* [Task description]:
Review the material line by line. Identify and copy every line that contains the string "LaTeX".

-----

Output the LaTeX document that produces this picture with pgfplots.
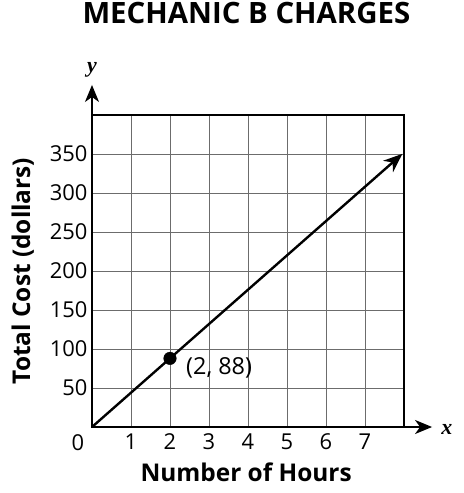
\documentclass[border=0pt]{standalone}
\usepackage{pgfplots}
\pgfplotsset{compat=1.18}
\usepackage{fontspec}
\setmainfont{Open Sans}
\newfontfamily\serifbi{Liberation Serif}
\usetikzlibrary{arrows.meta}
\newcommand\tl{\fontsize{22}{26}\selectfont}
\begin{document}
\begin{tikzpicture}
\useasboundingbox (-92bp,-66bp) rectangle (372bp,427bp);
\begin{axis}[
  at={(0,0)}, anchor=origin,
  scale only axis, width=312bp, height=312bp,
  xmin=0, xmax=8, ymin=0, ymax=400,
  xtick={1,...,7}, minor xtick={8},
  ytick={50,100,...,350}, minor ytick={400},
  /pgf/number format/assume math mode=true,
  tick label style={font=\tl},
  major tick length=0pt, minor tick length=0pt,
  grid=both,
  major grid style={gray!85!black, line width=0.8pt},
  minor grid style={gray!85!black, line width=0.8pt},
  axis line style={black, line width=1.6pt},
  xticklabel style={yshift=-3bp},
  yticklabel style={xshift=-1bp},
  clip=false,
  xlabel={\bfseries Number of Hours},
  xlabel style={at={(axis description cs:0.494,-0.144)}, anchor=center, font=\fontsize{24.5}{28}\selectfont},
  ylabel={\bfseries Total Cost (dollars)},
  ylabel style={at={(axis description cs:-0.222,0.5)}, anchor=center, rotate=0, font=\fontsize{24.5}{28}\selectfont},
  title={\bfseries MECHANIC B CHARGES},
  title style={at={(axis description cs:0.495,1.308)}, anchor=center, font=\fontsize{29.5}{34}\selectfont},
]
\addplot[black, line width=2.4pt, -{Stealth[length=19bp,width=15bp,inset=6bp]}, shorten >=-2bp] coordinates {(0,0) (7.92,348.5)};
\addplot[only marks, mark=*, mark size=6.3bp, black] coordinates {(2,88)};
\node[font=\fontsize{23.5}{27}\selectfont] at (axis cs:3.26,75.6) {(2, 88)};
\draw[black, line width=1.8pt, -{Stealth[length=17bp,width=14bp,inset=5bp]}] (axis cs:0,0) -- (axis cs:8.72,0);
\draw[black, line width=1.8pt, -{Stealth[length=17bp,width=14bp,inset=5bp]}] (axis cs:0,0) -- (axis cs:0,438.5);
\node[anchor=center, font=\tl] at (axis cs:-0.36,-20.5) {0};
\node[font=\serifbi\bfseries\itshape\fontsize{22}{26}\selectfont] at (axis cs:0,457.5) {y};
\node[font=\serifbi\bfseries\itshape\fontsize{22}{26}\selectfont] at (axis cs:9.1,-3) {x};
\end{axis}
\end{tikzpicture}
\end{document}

-----

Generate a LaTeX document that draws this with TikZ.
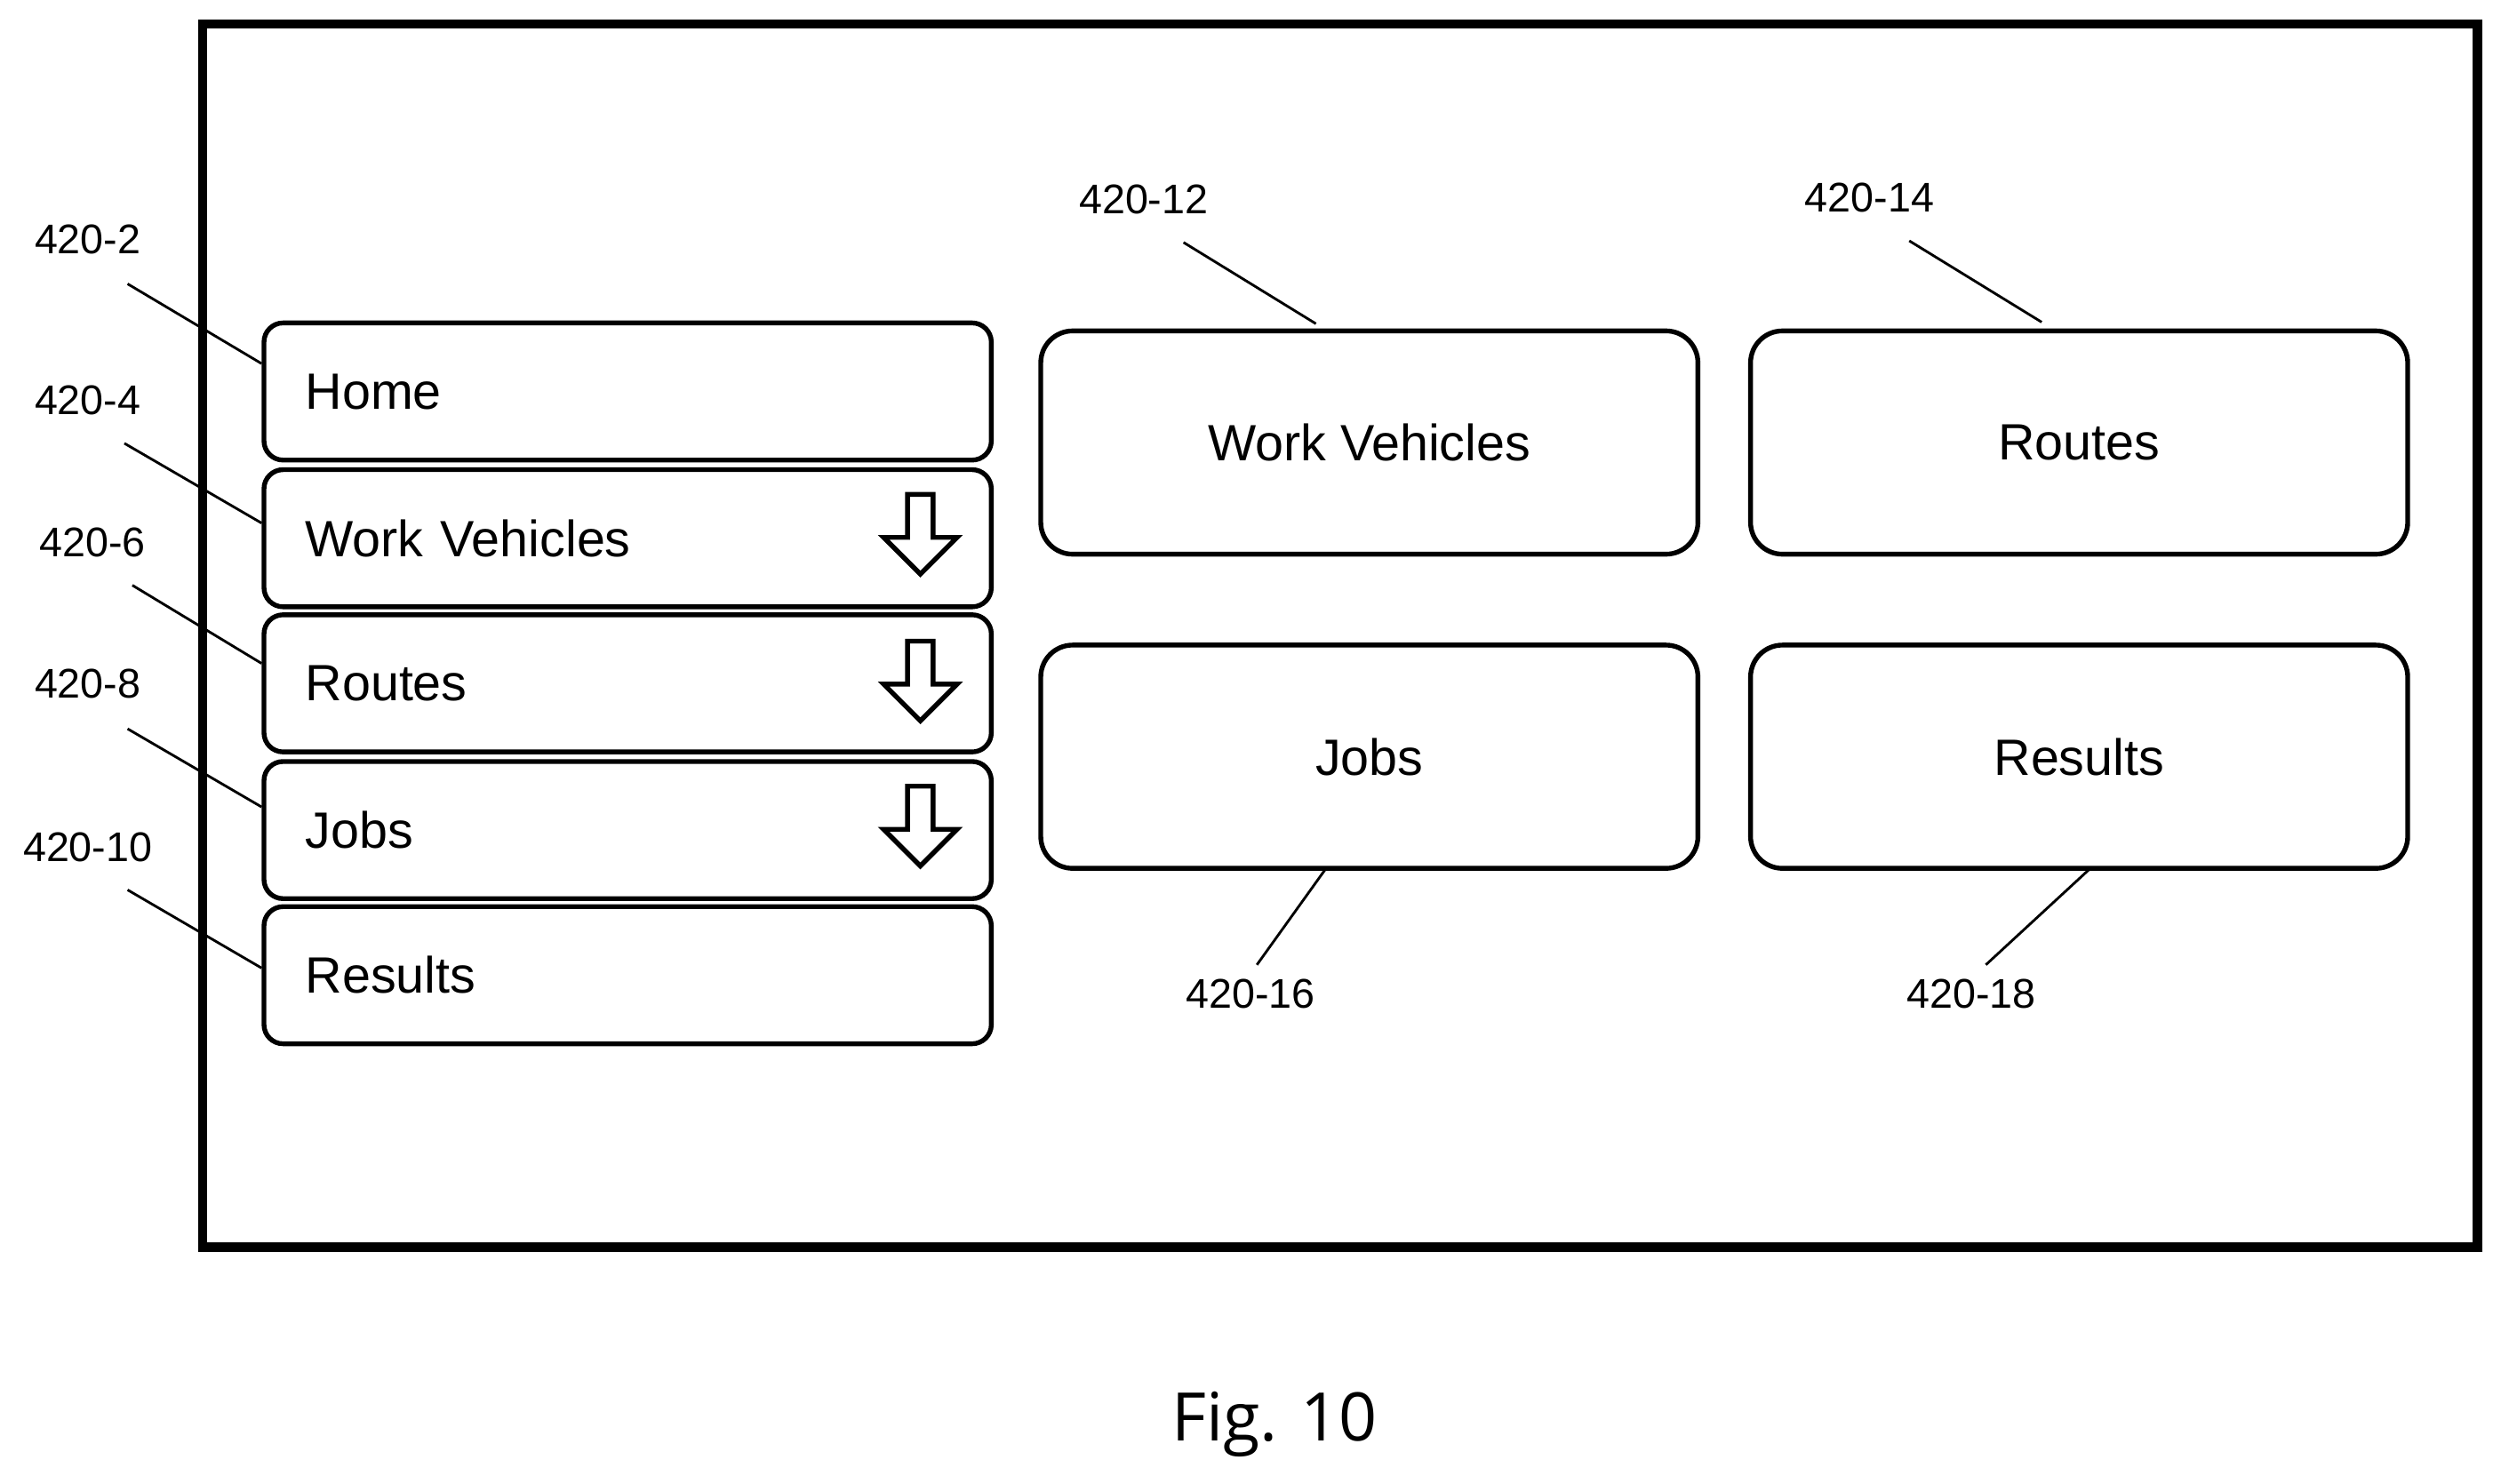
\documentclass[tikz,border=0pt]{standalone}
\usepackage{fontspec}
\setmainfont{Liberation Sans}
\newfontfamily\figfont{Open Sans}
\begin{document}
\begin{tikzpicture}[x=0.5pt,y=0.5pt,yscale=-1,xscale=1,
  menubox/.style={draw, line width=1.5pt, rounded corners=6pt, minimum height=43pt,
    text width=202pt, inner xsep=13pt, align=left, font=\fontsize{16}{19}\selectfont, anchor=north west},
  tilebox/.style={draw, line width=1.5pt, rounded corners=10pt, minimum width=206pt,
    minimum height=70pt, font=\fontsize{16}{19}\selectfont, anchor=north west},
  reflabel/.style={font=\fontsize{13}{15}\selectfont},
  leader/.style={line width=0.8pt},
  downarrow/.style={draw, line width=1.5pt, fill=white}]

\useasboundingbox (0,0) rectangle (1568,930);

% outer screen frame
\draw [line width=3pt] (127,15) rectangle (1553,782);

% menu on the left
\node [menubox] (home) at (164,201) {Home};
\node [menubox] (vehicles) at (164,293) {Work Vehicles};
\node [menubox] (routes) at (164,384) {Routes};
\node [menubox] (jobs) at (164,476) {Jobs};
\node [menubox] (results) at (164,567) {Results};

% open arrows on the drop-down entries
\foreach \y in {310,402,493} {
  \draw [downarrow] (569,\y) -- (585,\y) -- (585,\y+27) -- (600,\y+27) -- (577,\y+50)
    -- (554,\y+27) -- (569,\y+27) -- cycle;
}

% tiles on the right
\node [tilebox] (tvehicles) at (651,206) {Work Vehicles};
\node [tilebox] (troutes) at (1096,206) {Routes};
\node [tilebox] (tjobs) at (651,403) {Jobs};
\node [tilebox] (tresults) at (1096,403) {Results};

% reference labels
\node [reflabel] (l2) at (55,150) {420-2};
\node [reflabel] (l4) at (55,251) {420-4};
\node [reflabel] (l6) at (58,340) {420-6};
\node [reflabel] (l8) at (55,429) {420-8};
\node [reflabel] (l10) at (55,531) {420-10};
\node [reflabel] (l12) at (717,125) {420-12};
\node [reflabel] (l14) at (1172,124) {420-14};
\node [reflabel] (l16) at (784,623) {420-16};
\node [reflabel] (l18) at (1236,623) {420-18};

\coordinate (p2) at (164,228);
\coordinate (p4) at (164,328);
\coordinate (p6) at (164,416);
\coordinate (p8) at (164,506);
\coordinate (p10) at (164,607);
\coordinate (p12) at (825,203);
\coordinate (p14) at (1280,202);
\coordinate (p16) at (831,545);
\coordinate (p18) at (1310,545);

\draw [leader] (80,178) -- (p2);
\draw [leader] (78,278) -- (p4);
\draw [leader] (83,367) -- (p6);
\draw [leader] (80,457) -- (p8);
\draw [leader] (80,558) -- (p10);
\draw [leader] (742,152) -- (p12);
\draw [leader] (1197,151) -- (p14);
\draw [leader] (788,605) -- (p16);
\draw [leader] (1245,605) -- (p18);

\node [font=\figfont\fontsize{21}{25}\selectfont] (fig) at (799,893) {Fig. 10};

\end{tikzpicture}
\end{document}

-----

* [Solution]:
Output the LaTeX document that produces this picture with pgfplots.
Generate a LaTeX document that draws this with TikZ.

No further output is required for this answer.